*** DATA BLOCK ***

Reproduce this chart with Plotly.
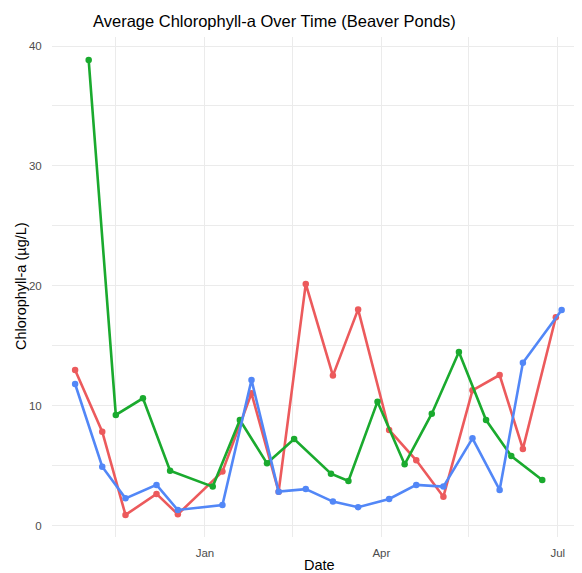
import plotly.graph_objects as go

# ---- data ----
red_dates = ["2023-10-26", "2023-11-09", "2023-11-21", "2023-12-07", "2023-12-18",
             "2024-01-10", "2024-01-25", "2024-02-08", "2024-02-22", "2024-03-07",
             "2024-03-20", "2024-04-05", "2024-04-19", "2024-05-03", "2024-05-18",
             "2024-06-01", "2024-06-13", "2024-06-30"]
red_values = [13.0, 7.85, 0.92, 2.67, 0.97, 4.53, 11.05, 2.86, 20.17, 12.53,
              18.05, 8.0, 5.47, 2.44, 11.3, 12.58, 6.42, 17.39]

green_dates = ["2023-11-02", "2023-11-16", "2023-11-30", "2023-12-14", "2024-01-05",
               "2024-01-19", "2024-02-02", "2024-02-16", "2024-03-06", "2024-03-15",
               "2024-03-30", "2024-04-13", "2024-04-27", "2024-05-11", "2024-05-25",
               "2024-06-07", "2024-06-23"]
green_values = [38.83, 9.25, 10.64, 4.61, 3.28, 8.83, 5.22, 7.25, 4.36, 3.75,
                10.36, 5.14, 9.36, 14.5, 8.83, 5.83, 3.83]

blue_dates = ["2023-10-26", "2023-11-09", "2023-11-21", "2023-12-07", "2023-12-18",
              "2024-01-10", "2024-01-25", "2024-02-08", "2024-02-22", "2024-03-07",
              "2024-03-20", "2024-04-05", "2024-04-19", "2024-05-03", "2024-05-18",
              "2024-06-01", "2024-06-13", "2024-07-03"]
blue_values = [11.83, 4.94, 2.3, 3.42, 1.33, 1.75, 12.17, 2.86, 3.07, 2.03,
               1.56, 2.25, 3.42, 3.28, 7.3, 3.0, 13.6, 18.0]

x_tick_vals = ["2024-01-01", "2024-04-01", "2024-07-01"]
x_tick_text = ["Jan", "Apr", "Jul"]
x_minor_vals = ["2023-11-16", "2024-02-15", "2024-05-16"]
y_tick_vals = [0, 10, 20, 30, 40]
y_minor_vals = [5, 15, 25, 35]

series = [
    ("Pond 1", red_dates, red_values, "#EC5A5C"),
    ("Pond 2", green_dates, green_values, "#1AAA2E"),
    ("Pond 3", blue_dates, blue_values, "#5287F7"),
]

fig = go.Figure()
for name, d, v, c in series:
    fig.add_trace(go.Scatter(
        x=d, y=v, mode="lines+markers", name=name,
        line=dict(color=c, width=2.6),
        marker=dict(color=c, size=6.5),
        showlegend=False,
    ))

grid = "#EBEBEB"
# page body has an 8px default margin: figure is 574x565 drawn from (8, 8)
fig.update_layout(
    width=574, height=565,
    margin=dict(l=44, r=0, t=29, b=36),
    paper_bgcolor="white", plot_bgcolor="white",
    font=dict(family="Liberation Sans, Arial, sans-serif", color="#4D4D4D"),
    xaxis=dict(
        type="date",
        range=["2023-10-14 02:00", "2024-07-13 12:00"],
        tickmode="array", tickvals=x_tick_vals, ticktext=x_tick_text,
        showgrid=True, gridcolor=grid, gridwidth=1.1,
        ticks="outside", ticklen=5, tickcolor="rgba(0,0,0,0)",
        tickfont=dict(size=11.5, color="#4D4D4D"),
        minor=dict(tickmode="array", tickvals=x_minor_vals, showgrid=True,
                   gridcolor=grid, gridwidth=0.6, ticks=""),
        zeroline=False, showline=False,
    ),
    yaxis=dict(
        range=[-0.92, 40.75],
        tickmode="array", tickvals=y_tick_vals,
        showgrid=True, gridcolor=grid, gridwidth=1.1,
        ticks="outside", ticklen=7, tickcolor="rgba(0,0,0,0)",
        tickfont=dict(size=11.5, color="#4D4D4D"),
        minor=dict(tickmode="array", tickvals=y_minor_vals, showgrid=True,
                   gridcolor=grid, gridwidth=0.6, ticks=""),
        zeroline=False, showline=False,
    ),
    annotations=[
        dict(text="Average Chlorophyll-a Over Time (Beaver Ponds)",
             xref="paper", yref="paper", x=(274.5 - 52) / 530, y=(537 - 20.5) / 500,
             xanchor="center", yanchor="middle", showarrow=False,
             font=dict(size=16.5, color="black")),
        dict(text="Date", xref="paper", yref="paper",
             x=(319 - 52) / 530, y=(537 - 565) / 500,
             xanchor="center", yanchor="middle", showarrow=False,
             font=dict(size=14.5, color="black")),
        dict(text="Chlorophyll-a (µg/L)", xref="paper", yref="paper",
             x=(21 - 52) / 530, y=(537 - 286) / 500, textangle=-90,
             xanchor="center", yanchor="middle", showarrow=False,
             font=dict(size=14.5, color="black")),
    ],
)

fig.write_html("out.html")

***

INSTRUCTION => With the pictures left out, restate word for word every line of the data above, from the first down to the line that contains "import plotly.graph_objects as go".

PROBLEM SOLUTION =>
Reproduce this chart with Plotly.
import plotly.graph_objects as go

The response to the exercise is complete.